[START]
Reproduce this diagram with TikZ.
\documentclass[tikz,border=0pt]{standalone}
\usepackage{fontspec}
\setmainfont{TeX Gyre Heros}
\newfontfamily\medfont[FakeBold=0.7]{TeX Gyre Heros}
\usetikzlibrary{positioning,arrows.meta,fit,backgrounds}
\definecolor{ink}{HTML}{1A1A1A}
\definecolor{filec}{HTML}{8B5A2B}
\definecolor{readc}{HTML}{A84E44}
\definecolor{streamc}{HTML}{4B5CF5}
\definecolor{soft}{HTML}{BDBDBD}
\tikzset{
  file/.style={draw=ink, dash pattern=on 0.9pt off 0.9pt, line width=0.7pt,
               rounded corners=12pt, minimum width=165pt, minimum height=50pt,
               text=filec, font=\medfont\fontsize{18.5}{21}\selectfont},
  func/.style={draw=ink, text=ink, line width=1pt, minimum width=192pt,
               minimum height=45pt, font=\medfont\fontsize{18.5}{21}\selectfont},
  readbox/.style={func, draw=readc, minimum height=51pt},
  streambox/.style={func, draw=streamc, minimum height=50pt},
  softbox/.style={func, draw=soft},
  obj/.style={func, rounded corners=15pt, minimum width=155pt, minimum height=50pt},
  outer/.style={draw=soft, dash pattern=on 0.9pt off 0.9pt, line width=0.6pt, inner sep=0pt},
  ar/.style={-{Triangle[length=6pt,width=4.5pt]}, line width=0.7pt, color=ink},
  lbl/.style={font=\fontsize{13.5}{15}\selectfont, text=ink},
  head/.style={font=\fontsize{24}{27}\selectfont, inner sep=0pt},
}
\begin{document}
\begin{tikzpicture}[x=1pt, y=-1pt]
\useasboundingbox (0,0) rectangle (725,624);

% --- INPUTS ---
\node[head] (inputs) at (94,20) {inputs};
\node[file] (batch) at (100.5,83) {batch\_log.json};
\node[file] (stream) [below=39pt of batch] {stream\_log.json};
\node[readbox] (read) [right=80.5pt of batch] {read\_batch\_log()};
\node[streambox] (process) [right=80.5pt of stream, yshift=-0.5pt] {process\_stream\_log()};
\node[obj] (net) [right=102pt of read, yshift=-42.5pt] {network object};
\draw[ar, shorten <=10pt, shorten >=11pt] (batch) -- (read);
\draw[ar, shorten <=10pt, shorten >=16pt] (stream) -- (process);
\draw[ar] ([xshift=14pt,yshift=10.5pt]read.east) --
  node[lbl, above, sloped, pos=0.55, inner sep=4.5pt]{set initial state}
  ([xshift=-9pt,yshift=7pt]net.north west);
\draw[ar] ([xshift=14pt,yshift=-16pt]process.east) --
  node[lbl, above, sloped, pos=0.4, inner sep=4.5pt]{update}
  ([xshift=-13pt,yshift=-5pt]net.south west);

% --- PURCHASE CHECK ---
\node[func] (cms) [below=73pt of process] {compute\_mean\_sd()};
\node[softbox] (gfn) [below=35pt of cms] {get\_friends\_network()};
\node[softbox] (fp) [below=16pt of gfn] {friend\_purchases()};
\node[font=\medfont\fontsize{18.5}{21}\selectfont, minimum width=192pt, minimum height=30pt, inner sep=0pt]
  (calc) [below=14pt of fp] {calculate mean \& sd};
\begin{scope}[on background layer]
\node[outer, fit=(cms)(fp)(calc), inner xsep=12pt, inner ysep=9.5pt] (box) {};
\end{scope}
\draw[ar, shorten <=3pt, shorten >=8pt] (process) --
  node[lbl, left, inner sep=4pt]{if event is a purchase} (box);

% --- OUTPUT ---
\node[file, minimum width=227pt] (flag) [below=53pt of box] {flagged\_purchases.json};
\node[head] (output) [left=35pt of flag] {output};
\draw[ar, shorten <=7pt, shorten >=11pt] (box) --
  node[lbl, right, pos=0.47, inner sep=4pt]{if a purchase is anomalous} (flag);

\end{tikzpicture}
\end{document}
[END]
[START]
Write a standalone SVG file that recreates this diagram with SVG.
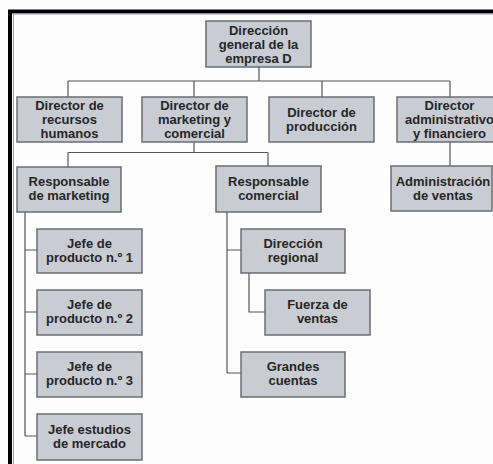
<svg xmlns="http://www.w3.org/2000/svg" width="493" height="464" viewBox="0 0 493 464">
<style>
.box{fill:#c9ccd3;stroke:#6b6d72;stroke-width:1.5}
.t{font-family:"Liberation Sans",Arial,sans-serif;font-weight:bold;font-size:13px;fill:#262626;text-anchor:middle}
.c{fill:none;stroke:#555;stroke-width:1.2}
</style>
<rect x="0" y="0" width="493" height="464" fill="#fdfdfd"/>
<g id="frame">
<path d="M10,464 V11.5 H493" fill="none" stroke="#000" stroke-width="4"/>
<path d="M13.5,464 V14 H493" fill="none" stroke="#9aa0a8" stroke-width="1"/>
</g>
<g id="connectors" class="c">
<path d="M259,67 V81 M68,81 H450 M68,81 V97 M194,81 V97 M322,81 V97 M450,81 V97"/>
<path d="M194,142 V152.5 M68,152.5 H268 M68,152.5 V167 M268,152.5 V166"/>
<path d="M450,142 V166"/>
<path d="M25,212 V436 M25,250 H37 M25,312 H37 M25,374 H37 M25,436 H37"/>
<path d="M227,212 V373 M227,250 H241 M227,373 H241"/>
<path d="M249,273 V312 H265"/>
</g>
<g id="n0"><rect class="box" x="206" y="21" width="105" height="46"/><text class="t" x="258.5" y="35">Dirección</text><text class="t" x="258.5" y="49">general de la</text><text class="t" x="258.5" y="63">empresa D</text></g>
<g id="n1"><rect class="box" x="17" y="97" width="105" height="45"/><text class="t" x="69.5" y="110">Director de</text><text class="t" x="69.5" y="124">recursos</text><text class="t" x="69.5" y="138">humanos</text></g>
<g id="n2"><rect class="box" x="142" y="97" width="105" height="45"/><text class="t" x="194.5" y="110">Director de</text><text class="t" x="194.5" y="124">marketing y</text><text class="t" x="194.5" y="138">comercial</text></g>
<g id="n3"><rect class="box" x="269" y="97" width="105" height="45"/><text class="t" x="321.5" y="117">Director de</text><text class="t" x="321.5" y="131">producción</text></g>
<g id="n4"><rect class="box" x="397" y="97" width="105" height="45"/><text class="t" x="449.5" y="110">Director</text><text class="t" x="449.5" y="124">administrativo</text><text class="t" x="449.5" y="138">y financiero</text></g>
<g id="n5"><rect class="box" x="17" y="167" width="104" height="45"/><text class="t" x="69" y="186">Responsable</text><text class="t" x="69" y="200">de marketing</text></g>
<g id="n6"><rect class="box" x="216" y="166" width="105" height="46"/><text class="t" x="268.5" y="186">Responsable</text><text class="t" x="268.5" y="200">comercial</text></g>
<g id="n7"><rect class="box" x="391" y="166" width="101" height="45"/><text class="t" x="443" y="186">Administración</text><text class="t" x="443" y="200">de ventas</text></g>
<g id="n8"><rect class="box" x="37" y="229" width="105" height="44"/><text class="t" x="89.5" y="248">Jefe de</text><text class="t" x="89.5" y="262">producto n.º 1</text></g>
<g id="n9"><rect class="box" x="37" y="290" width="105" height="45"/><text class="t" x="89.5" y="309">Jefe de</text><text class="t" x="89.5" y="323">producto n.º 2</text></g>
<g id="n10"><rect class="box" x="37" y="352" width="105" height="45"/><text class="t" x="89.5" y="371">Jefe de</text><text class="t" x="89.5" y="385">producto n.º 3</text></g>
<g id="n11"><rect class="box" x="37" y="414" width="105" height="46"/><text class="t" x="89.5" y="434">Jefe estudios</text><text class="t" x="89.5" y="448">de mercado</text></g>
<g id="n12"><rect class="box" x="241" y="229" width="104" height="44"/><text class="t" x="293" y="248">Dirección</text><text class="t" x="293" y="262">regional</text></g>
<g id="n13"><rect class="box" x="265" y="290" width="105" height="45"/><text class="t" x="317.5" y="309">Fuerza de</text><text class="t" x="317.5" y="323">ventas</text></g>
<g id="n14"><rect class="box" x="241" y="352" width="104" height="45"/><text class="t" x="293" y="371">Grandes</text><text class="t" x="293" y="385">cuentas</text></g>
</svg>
[END]
EXERCISE AIM:
Identify every line where the string "this" appears.

FULL RESPONSE:
Reproduce this diagram with TikZ.
Write a standalone SVG file that recreates this diagram with SVG.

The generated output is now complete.